-- BEGIN INFORMATION SHOWN --
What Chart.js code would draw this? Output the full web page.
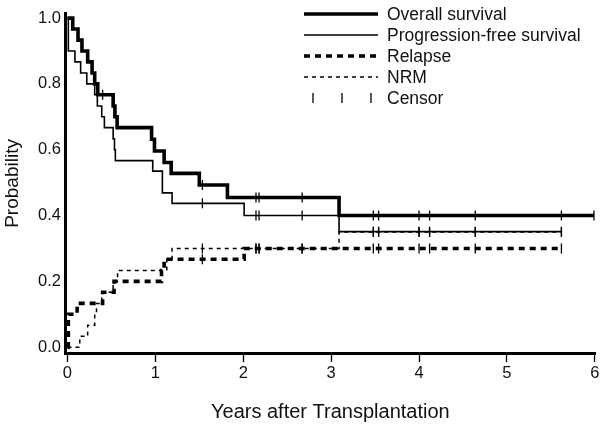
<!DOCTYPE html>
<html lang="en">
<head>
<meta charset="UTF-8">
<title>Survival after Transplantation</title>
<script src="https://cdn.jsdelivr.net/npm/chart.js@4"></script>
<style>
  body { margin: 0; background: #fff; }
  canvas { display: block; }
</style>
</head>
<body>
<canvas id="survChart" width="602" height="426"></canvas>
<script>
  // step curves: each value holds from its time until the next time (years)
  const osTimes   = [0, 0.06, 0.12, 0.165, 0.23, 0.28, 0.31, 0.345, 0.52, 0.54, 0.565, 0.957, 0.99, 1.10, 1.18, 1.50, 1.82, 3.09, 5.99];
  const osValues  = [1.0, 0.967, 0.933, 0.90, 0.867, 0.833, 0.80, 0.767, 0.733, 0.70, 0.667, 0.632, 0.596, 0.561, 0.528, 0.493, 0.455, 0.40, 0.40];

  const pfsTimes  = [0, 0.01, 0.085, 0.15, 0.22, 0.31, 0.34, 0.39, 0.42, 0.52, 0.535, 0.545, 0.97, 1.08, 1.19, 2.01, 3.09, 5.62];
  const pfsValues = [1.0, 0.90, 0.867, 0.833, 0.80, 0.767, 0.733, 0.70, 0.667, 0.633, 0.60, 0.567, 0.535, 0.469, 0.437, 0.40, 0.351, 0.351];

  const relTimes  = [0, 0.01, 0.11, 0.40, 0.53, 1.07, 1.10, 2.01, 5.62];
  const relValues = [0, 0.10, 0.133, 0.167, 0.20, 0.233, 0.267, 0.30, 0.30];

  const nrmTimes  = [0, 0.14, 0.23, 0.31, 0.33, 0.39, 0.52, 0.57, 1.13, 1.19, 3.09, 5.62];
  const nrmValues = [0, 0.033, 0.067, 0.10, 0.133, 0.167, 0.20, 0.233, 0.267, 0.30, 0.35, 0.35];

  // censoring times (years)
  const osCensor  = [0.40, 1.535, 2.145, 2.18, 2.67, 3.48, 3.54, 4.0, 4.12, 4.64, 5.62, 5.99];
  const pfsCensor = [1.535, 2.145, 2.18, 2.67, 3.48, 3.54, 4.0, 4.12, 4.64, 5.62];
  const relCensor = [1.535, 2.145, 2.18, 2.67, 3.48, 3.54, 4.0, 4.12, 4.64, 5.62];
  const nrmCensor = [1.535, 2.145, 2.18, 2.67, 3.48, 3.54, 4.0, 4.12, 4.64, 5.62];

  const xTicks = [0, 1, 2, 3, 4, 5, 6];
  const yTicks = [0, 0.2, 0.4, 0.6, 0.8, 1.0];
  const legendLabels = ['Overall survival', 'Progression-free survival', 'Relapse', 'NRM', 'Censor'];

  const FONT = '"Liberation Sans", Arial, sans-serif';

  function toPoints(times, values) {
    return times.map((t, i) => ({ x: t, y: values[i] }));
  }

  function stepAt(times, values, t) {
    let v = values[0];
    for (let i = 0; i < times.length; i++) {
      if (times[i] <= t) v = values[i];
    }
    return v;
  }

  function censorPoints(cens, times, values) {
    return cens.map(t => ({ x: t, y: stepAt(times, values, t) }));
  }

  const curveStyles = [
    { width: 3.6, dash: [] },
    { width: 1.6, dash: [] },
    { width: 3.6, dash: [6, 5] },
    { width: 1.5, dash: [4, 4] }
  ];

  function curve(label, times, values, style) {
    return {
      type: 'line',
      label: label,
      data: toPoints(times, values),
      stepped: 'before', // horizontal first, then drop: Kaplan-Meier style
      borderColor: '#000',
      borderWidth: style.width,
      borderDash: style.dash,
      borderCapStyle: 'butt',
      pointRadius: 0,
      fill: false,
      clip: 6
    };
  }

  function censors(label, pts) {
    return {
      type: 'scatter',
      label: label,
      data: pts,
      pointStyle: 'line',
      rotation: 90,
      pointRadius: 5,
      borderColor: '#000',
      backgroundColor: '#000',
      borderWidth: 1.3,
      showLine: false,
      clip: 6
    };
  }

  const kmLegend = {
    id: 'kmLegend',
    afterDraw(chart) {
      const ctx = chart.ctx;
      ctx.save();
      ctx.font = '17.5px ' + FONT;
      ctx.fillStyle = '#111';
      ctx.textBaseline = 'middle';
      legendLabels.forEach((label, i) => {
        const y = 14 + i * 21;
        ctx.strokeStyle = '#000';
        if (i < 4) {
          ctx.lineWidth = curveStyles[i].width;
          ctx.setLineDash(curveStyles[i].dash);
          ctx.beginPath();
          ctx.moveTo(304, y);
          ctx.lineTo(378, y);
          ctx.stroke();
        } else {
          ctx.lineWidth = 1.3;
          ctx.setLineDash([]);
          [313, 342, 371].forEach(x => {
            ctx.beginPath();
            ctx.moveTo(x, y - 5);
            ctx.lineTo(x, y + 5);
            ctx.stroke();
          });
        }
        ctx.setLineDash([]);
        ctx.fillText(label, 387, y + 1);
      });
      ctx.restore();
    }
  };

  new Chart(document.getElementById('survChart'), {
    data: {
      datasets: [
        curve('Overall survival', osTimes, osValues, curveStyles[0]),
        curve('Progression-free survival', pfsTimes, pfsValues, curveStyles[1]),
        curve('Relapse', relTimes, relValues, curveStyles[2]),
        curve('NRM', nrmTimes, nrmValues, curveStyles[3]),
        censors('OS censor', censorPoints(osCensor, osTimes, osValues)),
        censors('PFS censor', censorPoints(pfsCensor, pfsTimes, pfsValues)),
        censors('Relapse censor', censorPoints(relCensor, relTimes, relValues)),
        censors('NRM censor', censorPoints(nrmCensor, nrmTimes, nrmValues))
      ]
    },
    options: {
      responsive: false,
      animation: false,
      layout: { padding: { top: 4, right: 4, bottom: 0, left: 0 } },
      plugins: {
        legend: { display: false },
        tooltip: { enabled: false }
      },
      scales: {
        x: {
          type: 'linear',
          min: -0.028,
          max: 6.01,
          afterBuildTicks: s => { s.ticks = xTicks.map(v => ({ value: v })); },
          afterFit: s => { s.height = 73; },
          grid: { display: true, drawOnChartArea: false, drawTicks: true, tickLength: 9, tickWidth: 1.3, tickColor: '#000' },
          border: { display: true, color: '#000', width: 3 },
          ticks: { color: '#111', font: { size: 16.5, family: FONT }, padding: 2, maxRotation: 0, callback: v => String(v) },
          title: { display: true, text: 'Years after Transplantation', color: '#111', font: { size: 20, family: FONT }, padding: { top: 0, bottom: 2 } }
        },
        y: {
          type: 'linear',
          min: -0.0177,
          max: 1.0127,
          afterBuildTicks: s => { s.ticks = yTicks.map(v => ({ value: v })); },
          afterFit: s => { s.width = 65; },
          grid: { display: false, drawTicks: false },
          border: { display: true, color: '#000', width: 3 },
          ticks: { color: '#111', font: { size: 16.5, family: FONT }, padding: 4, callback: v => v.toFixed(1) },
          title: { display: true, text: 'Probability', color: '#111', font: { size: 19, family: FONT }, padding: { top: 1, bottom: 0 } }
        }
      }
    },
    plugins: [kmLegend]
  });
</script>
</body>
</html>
-- END INFORMATION SHOWN --
Skip the pictures, then retype every line above exactly.

What Chart.js code would draw this? Output the full web page.
<!DOCTYPE html>
<html lang="en">
<head>
<meta charset="UTF-8">
<title>Survival after Transplantation</title>
<script src="https://cdn.jsdelivr.net/npm/chart.js@4"></script>
<style>
  body { margin: 0; background: #fff; }
  canvas { display: block; }
</style>
</head>
<body>
<canvas id="survChart" width="602" height="426"></canvas>
<script>
  // step curves: each value holds from its time until the next time (years)
  const osTimes   = [0, 0.06, 0.12, 0.165, 0.23, 0.28, 0.31, 0.345, 0.52, 0.54, 0.565, 0.957, 0.99, 1.10, 1.18, 1.50, 1.82, 3.09, 5.99];
  const osValues  = [1.0, 0.967, 0.933, 0.90, 0.867, 0.833, 0.80, 0.767, 0.733, 0.70, 0.667, 0.632, 0.596, 0.561, 0.528, 0.493, 0.455, 0.40, 0.40];

  const pfsTimes  = [0, 0.01, 0.085, 0.15, 0.22, 0.31, 0.34, 0.39, 0.42, 0.52, 0.535, 0.545, 0.97, 1.08, 1.19, 2.01, 3.09, 5.62];
  const pfsValues = [1.0, 0.90, 0.867, 0.833, 0.80, 0.767, 0.733, 0.70, 0.667, 0.633, 0.60, 0.567, 0.535, 0.469, 0.437, 0.40, 0.351, 0.351];

  const relTimes  = [0, 0.01, 0.11, 0.40, 0.53, 1.07, 1.10, 2.01, 5.62];
  const relValues = [0, 0.10, 0.133, 0.167, 0.20, 0.233, 0.267, 0.30, 0.30];

  const nrmTimes  = [0, 0.14, 0.23, 0.31, 0.33, 0.39, 0.52, 0.57, 1.13, 1.19, 3.09, 5.62];
  const nrmValues = [0, 0.033, 0.067, 0.10, 0.133, 0.167, 0.20, 0.233, 0.267, 0.30, 0.35, 0.35];

  // censoring times (years)
  const osCensor  = [0.40, 1.535, 2.145, 2.18, 2.67, 3.48, 3.54, 4.0, 4.12, 4.64, 5.62, 5.99];
  const pfsCensor = [1.535, 2.145, 2.18, 2.67, 3.48, 3.54, 4.0, 4.12, 4.64, 5.62];
  const relCensor = [1.535, 2.145, 2.18, 2.67, 3.48, 3.54, 4.0, 4.12, 4.64, 5.62];
  const nrmCensor = [1.535, 2.145, 2.18, 2.67, 3.48, 3.54, 4.0, 4.12, 4.64, 5.62];

  const xTicks = [0, 1, 2, 3, 4, 5, 6];
  const yTicks = [0, 0.2, 0.4, 0.6, 0.8, 1.0];
  const legendLabels = ['Overall survival', 'Progression-free survival', 'Relapse', 'NRM', 'Censor'];

  const FONT = '"Liberation Sans", Arial, sans-serif';

  function toPoints(times, values) {
    return times.map((t, i) => ({ x: t, y: values[i] }));
  }

  function stepAt(times, values, t) {
    let v = values[0];
    for (let i = 0; i < times.length; i++) {
      if (times[i] <= t) v = values[i];
    }
    return v;
  }

  function censorPoints(cens, times, values) {
    return cens.map(t => ({ x: t, y: stepAt(times, values, t) }));
  }

  const curveStyles = [
    { width: 3.6, dash: [] },
    { width: 1.6, dash: [] },
    { width: 3.6, dash: [6, 5] },
    { width: 1.5, dash: [4, 4] }
  ];

  function curve(label, times, values, style) {
    return {
      type: 'line',
      label: label,
      data: toPoints(times, values),
      stepped: 'before', // horizontal first, then drop: Kaplan-Meier style
      borderColor: '#000',
      borderWidth: style.width,
      borderDash: style.dash,
      borderCapStyle: 'butt',
      pointRadius: 0,
      fill: false,
      clip: 6
    };
  }

  function censors(label, pts) {
    return {
      type: 'scatter',
      label: label,
      data: pts,
      pointStyle: 'line',
      rotation: 90,
      pointRadius: 5,
      borderColor: '#000',
      backgroundColor: '#000',
      borderWidth: 1.3,
      showLine: false,
      clip: 6
    };
  }

  const kmLegend = {
    id: 'kmLegend',
    afterDraw(chart) {
      const ctx = chart.ctx;
      ctx.save();
      ctx.font = '17.5px ' + FONT;
      ctx.fillStyle = '#111';
      ctx.textBaseline = 'middle';
      legendLabels.forEach((label, i) => {
        const y = 14 + i * 21;
        ctx.strokeStyle = '#000';
        if (i < 4) {
          ctx.lineWidth = curveStyles[i].width;
          ctx.setLineDash(curveStyles[i].dash);
          ctx.beginPath();
          ctx.moveTo(304, y);
          ctx.lineTo(378, y);
          ctx.stroke();
        } else {
          ctx.lineWidth = 1.3;
          ctx.setLineDash([]);
          [313, 342, 371].forEach(x => {
            ctx.beginPath();
            ctx.moveTo(x, y - 5);
            ctx.lineTo(x, y + 5);
            ctx.stroke();
          });
        }
        ctx.setLineDash([]);
        ctx.fillText(label, 387, y + 1);
      });
      ctx.restore();
    }
  };

  new Chart(document.getElementById('survChart'), {
    data: {
      datasets: [
        curve('Overall survival', osTimes, osValues, curveStyles[0]),
        curve('Progression-free survival', pfsTimes, pfsValues, curveStyles[1]),
        curve('Relapse', relTimes, relValues, curveStyles[2]),
        curve('NRM', nrmTimes, nrmValues, curveStyles[3]),
        censors('OS censor', censorPoints(osCensor, osTimes, osValues)),
        censors('PFS censor', censorPoints(pfsCensor, pfsTimes, pfsValues)),
        censors('Relapse censor', censorPoints(relCensor, relTimes, relValues)),
        censors('NRM censor', censorPoints(nrmCensor, nrmTimes, nrmValues))
      ]
    },
    options: {
      responsive: false,
      animation: false,
      layout: { padding: { top: 4, right: 4, bottom: 0, left: 0 } },
      plugins: {
        legend: { display: false },
        tooltip: { enabled: false }
      },
      scales: {
        x: {
          type: 'linear',
          min: -0.028,
          max: 6.01,
          afterBuildTicks: s => { s.ticks = xTicks.map(v => ({ value: v })); },
          afterFit: s => { s.height = 73; },
          grid: { display: true, drawOnChartArea: false, drawTicks: true, tickLength: 9, tickWidth: 1.3, tickColor: '#000' },
          border: { display: true, color: '#000', width: 3 },
          ticks: { color: '#111', font: { size: 16.5, family: FONT }, padding: 2, maxRotation: 0, callback: v => String(v) },
          title: { display: true, text: 'Years after Transplantation', color: '#111', font: { size: 20, family: FONT }, padding: { top: 0, bottom: 2 } }
        },
        y: {
          type: 'linear',
          min: -0.0177,
          max: 1.0127,
          afterBuildTicks: s => { s.ticks = yTicks.map(v => ({ value: v })); },
          afterFit: s => { s.width = 65; },
          grid: { display: false, drawTicks: false },
          border: { display: true, color: '#000', width: 3 },
          ticks: { color: '#111', font: { size: 16.5, family: FONT }, padding: 4, callback: v => v.toFixed(1) },
          title: { display: true, text: 'Probability', color: '#111', font: { size: 19, family: FONT }, padding: { top: 1, bottom: 0 } }
        }
      }
    },
    plugins: [kmLegend]
  });
</script>
</body>
</html>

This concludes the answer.